Saya terbilang tidak pernah kecelakaan lalu linta, selain hari ini, tepatnya pada 14 Oktober 2024, sekitar pukul 10:20 WIB. Saya tidak punya dokumen apa-apa, selain ingata. Semestinya saya foto dulu, tapi itu tidak sempat saya lakukan karena kondisinya yang sulit.
Pagi itu,
seperti biasa saya menemani dua anakku bangun, mandi, sarapan dan siap-siap
bersekolah. Saya memang membiarkan mereka bangun sesuai waktu biologisnya. Anak-anak
kadang bangun pukul 7 atau bahkan pernah sampai pukul 8. Bagi saya mereka masih
butuh menikmati jam tidur, memaksimalkan mereka bermain juga.
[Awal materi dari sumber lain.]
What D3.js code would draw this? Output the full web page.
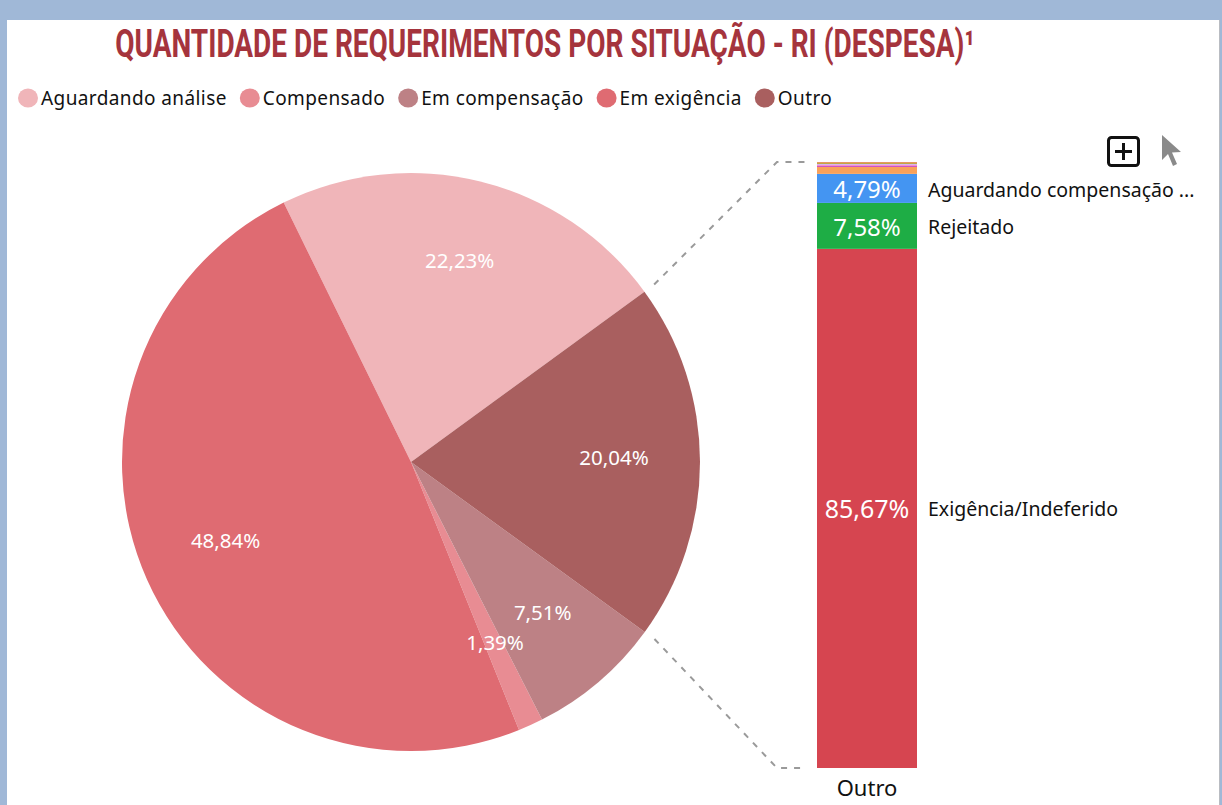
<!DOCTYPE html>
<html lang="pt-BR">
<head>
<meta charset="utf-8">
<title>Quantidade de requerimentos por situação - RI (Despesa)</title>
<script src="https://cdn.jsdelivr.net/npm/d3@7"></script>
<style>
  html, body { margin: 0; padding: 0; background: #a0b8d7; }
  svg { display: block; }
  text { font-family: "Noto Sans", "Open Sans", sans-serif; }
</style>
</head>
<body>
<svg id="chart" width="1222" height="805"></svg>
<script>
// Situação dos requerimentos (pizza principal)
const pieCategories = ["Aguardando análise", "Compensado", "Em compensação", "Em exigência", "Outro"];
const pieValues = [22.23, 1.39, 7.51, 48.84, 20.04];
const pieColors = ["#f0b5b9", "#e88c93", "#bd8185", "#df6b72", "#a95f5f"];

// Detalhamento da fatia "Outro" (barra empilhada, de baixo para cima)
const barCategory = "Outro";
const barSegments = ["Exigência/Indeferido", "Rejeitado", "Aguardando compensação de ofício",
  "Em análise", "Cancelado", "Retificado", "Suspenso", "Anulado", "Não informado"];
const barValues = [85.67, 7.58, 4.79, 1.14, 0.20, 0.17, 0.15, 0.20, 0.10];
const barColors = ["#d64550", "#1ead45", "#4495f2", "#f9a15a", "#cf4fc2", "#f27cc0", "#c9a7f0", "#b59b1a", "#e8703a"];

const titleText = "QUANTIDADE DE REQUERIMENTOS POR SITUAÇÃO - RI (DESPESA)¹";

const svg = d3.select("#chart");
const W = 1222, H = 805;

// Painel branco do visual
svg.append("rect").attr("x", 7).attr("y", 20).attr("width", 1212).attr("height", H - 20).attr("fill", "#ffffff");
svg.append("line").attr("x1", 1219.5).attr("x2", 1219.5).attr("y1", 20).attr("y2", H)
  .attr("stroke", "#b9bcc2").attr("stroke-width", 1);

// Título: fonte em negrito comprimida horizontalmente (aspecto condensado)
const titleW = 860;
const titleG = svg.append("g");
const title = titleG.append("text")
  .attr("x", 0).attr("y", 0)
  .attr("text-anchor", "middle")
  .style("font-family", "Roboto, 'Liberation Sans', sans-serif")
  .style("font-weight", "700")
  .style("font-size", "38px")
  .attr("fill", "#a5343d")
  .text(titleText);
{
  const natural = title.node().getComputedTextLength();
  const sx = titleW / natural;
  titleG.attr("transform", `translate(545,57) scale(${sx},1)`);
}

// Legenda
const legend = svg.append("g").attr("class", "legend");
let lx = 18;
pieCategories.forEach((c, i) => {
  const g = legend.append("g");
  g.append("ellipse").attr("cx", lx + 10).attr("cy", 98).attr("rx", 10).attr("ry", 9.5).attr("fill", pieColors[i]);
  const t = g.append("text").attr("x", lx + 23).attr("y", 104.5)
    .style("font-size", "19px").style("letter-spacing", "0.4px")
    .attr("fill", "#111111").text(c);
  lx += 23 + t.node().getComputedTextLength() + 13;
});

// Pizza
const cx = 411, cy = 462, R = 289;
const startAngle = 158.05 * Math.PI / 180;
const pie = d3.pie()
  .value(i => pieValues[i])
  .sort((a, b) => pieValues[b] - pieValues[a])
  .startAngle(startAngle)
  .endAngle(startAngle + 2 * Math.PI);
const arcs = pie(d3.range(pieValues.length));
const arc = d3.arc().innerRadius(0).outerRadius(R);
const labelArc = d3.arc().innerRadius(203).outerRadius(203);

const pg = svg.append("g").attr("transform", `translate(${cx},${cy})`);
pg.selectAll("path").data(arcs).join("path")
  .attr("d", arc)
  .attr("fill", d => pieColors[d.data]);

const fmt = v => v.toFixed(2).replace(".", ",") + "%";
pg.selectAll("text").data(arcs).join("text")
  .attr("transform", d => `translate(${labelArc.centroid(d)})`)
  .attr("text-anchor", "middle")
  .attr("dy", "0.15em")
  .style("font-size", "20.5px")
  .attr("fill", "#ffffff")
  .text(d => fmt(pieValues[d.data]));

// Barra empilhada do detalhamento
const barX = 817, barW = 100;
const y = d3.scaleLinear().domain([0, 100]).range([768, 162]);
const stack = d3.stack().keys(d3.range(barValues.length)).value((d, k) => barValues[k]);
const series = stack([{}]);

const bg = svg.append("g");
bg.selectAll("rect").data(series).join("rect")
  .attr("x", barX).attr("width", barW)
  .attr("y", s => y(s[0][1]))
  .attr("height", s => y(s[0][0]) - y(s[0][1]))
  .attr("fill", s => barColors[s.key]);

const big = series.filter(s => y(s[0][0]) - y(s[0][1]) > 20);
bg.selectAll("text.val").data(big).join("text")
  .attr("class", "val")
  .attr("x", barX + barW / 2)
  .attr("y", s => (y(s[0][0]) + y(s[0][1])) / 2 + 1)
  .attr("dy", "0.36em")
  .attr("text-anchor", "middle")
  .style("font-size", s => (barValues[s.key] > 50 ? "25px" : "24px"))
  .attr("fill", "#ffffff")
  .text(s => fmt(barValues[s.key]));

// Rótulos das categorias, cortados por palavra quando não cabem
const maxLabelW = 274;
bg.selectAll("text.cat").data(big).join("text")
  .attr("class", "cat")
  .attr("x", barX + barW + 11)
  .attr("y", s => (y(s[0][0]) + y(s[0][1])) / 2 + (s.key === 2 ? 2 : 1))
  .attr("dy", "0.36em")
  .style("font-size", "19.5px")
  .attr("fill", "#111111")
  .each(function (s) {
    const el = d3.select(this);
    const words = barSegments[s.key].split(" ");
    el.text(words.join(" "));
    if (this.getComputedTextLength() <= maxLabelW) return;
    let n = words.length - 1;
    while (n > 0) {
      el.text(words.slice(0, n).join(" ") + " ...");
      if (this.getComputedTextLength() <= maxLabelW) break;
      n--;
    }
  });

svg.append("text")
  .attr("x", barX + barW / 2).attr("y", 796)
  .attr("text-anchor", "middle")
  .style("font-size", "22px")
  .attr("fill", "#111111")
  .text(barCategory);

// Linhas tracejadas ligando a fatia "Outro" à barra
const outro = arcs.find(d => pieCategories[d.data] === "Outro");
const pt = (a, r) => [cx + r * Math.sin(a), cy - r * Math.cos(a)];
const p0 = pt(outro.startAngle, R + 12), p1 = pt(outro.endAngle, R + 12);
const lineY = [y(100), y(0)];
[[p0, lineY[0]], [p1, lineY[1]]].forEach(([p, ly]) => {
  svg.append("path")
    .attr("d", d3.line()([p, [barX - 40, ly], [barX - 10, ly]]))
    .attr("fill", "none")
    .attr("stroke", "#9a9a9a")
    .attr("stroke-width", 2)
    .attr("stroke-dasharray", "6,7");
});

// Ícones do cabeçalho do visual
const icons = svg.append("g");
icons.append("rect").attr("x", 1108.5).attr("y", 137.5).attr("width", 30).attr("height", 28).attr("rx", 3)
  .attr("fill", "none").attr("stroke", "#111").attr("stroke-width", 3);
icons.append("path").attr("d", "M1123.5,143 V160 M1115,151.5 H1132")
  .attr("stroke", "#111").attr("stroke-width", 3);
icons.append("path")
  .attr("d", "M1162,135 L1162,160 L1168,154 L1173,166 L1177,164 L1172,152.5 L1181,152 Z")
  .attr("fill", "#8a8a8a");
</script>
</body>
</html>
Urusan belajar,
dalam hal ini terkait sekolah, bagi saya adalah sekunder. Tetapi belajar
tentang hidup adalah yang utama.
Pendidikan yang
saya tekankan adalah pendidikan kehidupan; bagaimana mereka mengenal, mempelajari,
berpikir dan menerima kehidupan sebagai hal-hal yang riil di depan mereka.
Setelah mandi
pagi dan sarapan, saya bersiap-siap membawa Ef dan Mosada dengan motor, kendaraan
andalan yang sering saya pakai karena lebih cepat, luwes dan tidak bingung soal
parki jika butuh ke mana-mana untuk urusan kerja.
Berangkat
dari rumah, seperti biasa, kami bercerita tentang apa saja. Tak jarang juga
masih mampir di tengah jalan—entah lihat sapi, orang kerja di sawah, atau
peristiwa apapun dalam kehidupan ini.
Ini bisa
dibilang kecelakaan pertama saya dengan motor. Saya biasa melewati ringroad di
dekat kampus UAD dan putar balik di situ. Pagi itu, mungkin bisa jadi alasan,
saya masih mengantuk sebenarnya. Maklum, saya baru bisa tidur jam 2-an karena
harus memastikan si bungsu Mosada tidur. Jika dia belum tidur, saya tidak
memejamkan mata. Dan pagi sebelum jam 6 saya sudah harus bangun. Kadang lanjut
tidur sampai jam 7 menemani mereka juga. Tapi pagi itu tidak. Karena saya masih
WA-an dengan istri ada beberapa hal yang harus dibereskan.
Ya, akhir-akhir
ini saya memang banyak pikiran. Maklum akhir tahun, ada beberapa projek dan
kerjaan harus beres. Selain itu, istri juga sedang merancang beberapa rencana
yang juga menguras pikiran.
Saya tidak
melamun, tentu saja. Tapi mungkin jangkauan mata agak terbatas. Tepat ketika
putar balik, saya melewati tumpahan kalau bukan oli ya solar di atas aspal. Karena
reflek, ada ketidakseimbangan antara rem depan dan tubuh kami.
Akhirnya kami
jatuh, dalam kondisi pelan tentu saja. Yang saya rangkul pertama adalah si bungsu
Mosada, memastikan anak 3 tahun itu tidak apa-apa. Alhamdulilah tidak apa-apa. Hanya
Ef sedikit lecet di lututnya. Saya sendiri mengalami urat terkilir di
pergelangan tangan. Nyeri. Selebihnya aman.
Satu hal
sebagai lesson-learned adalah tentang teriakan Mosada ketika mau dibantu
diangkat oleh mbak-mbak yang menghampiri kami. Dia ketakutan—antara terkejut
dan takut dengan orang asing. Saya pastikan mereka berdua menepi.
Setelah motor
berdiri dan saya mengembalikan mereka ke posisi, saya bilang ke mereka, “ini namanya
kecelakaan, Nak. Kalian sudah merasakannya. Tapi syukur tidak parah dan
berbahaya. Maafkan Babah, ya,” sembari saya memeluk mereka.
Tulisan ini agar kelak menjadi pengingat bagi mereka tentang kehidupan kita begini.